**Data records:**
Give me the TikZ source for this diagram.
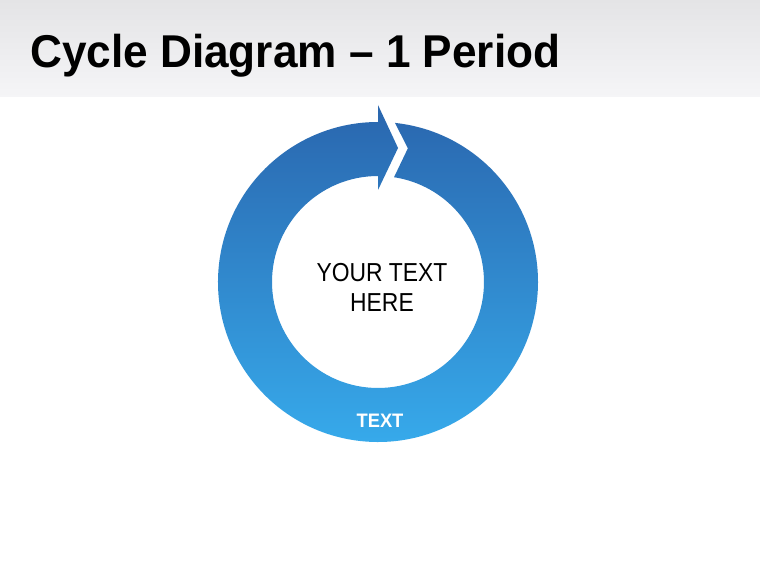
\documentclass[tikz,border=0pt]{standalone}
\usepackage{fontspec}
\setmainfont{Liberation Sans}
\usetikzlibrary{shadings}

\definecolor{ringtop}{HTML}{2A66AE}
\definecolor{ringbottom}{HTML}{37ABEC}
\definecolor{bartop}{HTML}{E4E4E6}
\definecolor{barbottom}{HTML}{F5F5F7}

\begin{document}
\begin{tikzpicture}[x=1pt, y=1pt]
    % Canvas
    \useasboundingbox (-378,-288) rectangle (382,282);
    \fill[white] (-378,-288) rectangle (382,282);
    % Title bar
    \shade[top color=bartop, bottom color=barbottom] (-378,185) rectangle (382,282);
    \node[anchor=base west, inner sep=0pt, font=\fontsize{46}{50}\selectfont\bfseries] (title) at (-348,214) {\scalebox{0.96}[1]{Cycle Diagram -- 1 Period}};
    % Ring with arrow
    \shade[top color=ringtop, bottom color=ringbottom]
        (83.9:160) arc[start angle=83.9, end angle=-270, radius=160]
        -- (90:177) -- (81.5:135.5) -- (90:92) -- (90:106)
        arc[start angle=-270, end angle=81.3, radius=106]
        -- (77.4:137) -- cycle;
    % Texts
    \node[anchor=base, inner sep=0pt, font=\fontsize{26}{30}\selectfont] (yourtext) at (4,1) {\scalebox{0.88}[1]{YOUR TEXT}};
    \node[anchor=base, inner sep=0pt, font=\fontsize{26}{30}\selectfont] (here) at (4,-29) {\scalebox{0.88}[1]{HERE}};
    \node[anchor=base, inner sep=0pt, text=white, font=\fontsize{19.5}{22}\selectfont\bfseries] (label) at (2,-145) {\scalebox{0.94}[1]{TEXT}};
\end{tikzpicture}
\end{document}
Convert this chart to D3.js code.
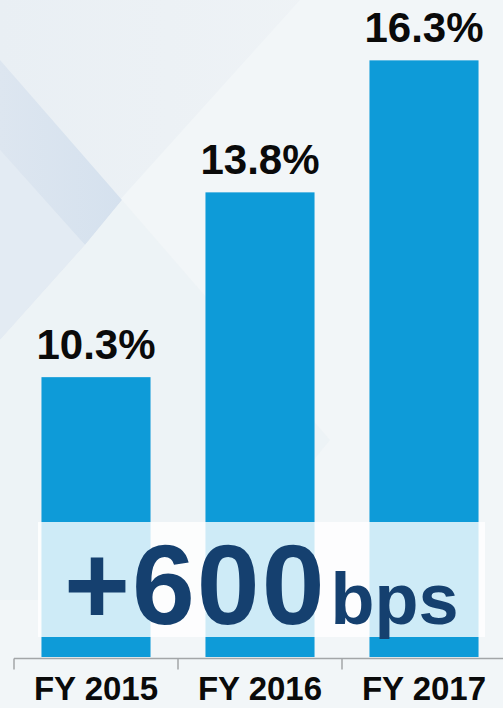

**The task:** Every entry must be transcribed exactly. Pictures do not belong in the copy.

**The reply:**
Give me the TikZ source for this diagram.
\documentclass[tikz,border=0pt]{standalone}
\usepackage{fontspec}
\setmainfont{Liberation Sans}
\usetikzlibrary{shadings}

\definecolor{ringtop}{HTML}{2A66AE}
\definecolor{ringbottom}{HTML}{37ABEC}
\definecolor{bartop}{HTML}{E4E4E6}
\definecolor{barbottom}{HTML}{F5F5F7}

\begin{document}
\begin{tikzpicture}[x=1pt, y=1pt]
    % Canvas
    \useasboundingbox (-378,-288) rectangle (382,282);
    \fill[white] (-378,-288) rectangle (382,282);
    % Title bar
    \shade[top color=bartop, bottom color=barbottom] (-378,185) rectangle (382,282);
    \node[anchor=base west, inner sep=0pt, font=\fontsize{46}{50}\selectfont\bfseries] (title) at (-348,214) {\scalebox{0.96}[1]{Cycle Diagram -- 1 Period}};
    % Ring with arrow
    \shade[top color=ringtop, bottom color=ringbottom]
        (83.9:160) arc[start angle=83.9, end angle=-270, radius=160]
        -- (90:177) -- (81.5:135.5) -- (90:92) -- (90:106)
        arc[start angle=-270, end angle=81.3, radius=106]
        -- (77.4:137) -- cycle;
    % Texts
    \node[anchor=base, inner sep=0pt, font=\fontsize{26}{30}\selectfont] (yourtext) at (4,1) {\scalebox{0.88}[1]{YOUR TEXT}};
    \node[anchor=base, inner sep=0pt, font=\fontsize{26}{30}\selectfont] (here) at (4,-29) {\scalebox{0.88}[1]{HERE}};
    \node[anchor=base, inner sep=0pt, text=white, font=\fontsize{19.5}{22}\selectfont\bfseries] (label) at (2,-145) {\scalebox{0.94}[1]{TEXT}};
\end{tikzpicture}
\end{document}
Convert this chart to D3.js code.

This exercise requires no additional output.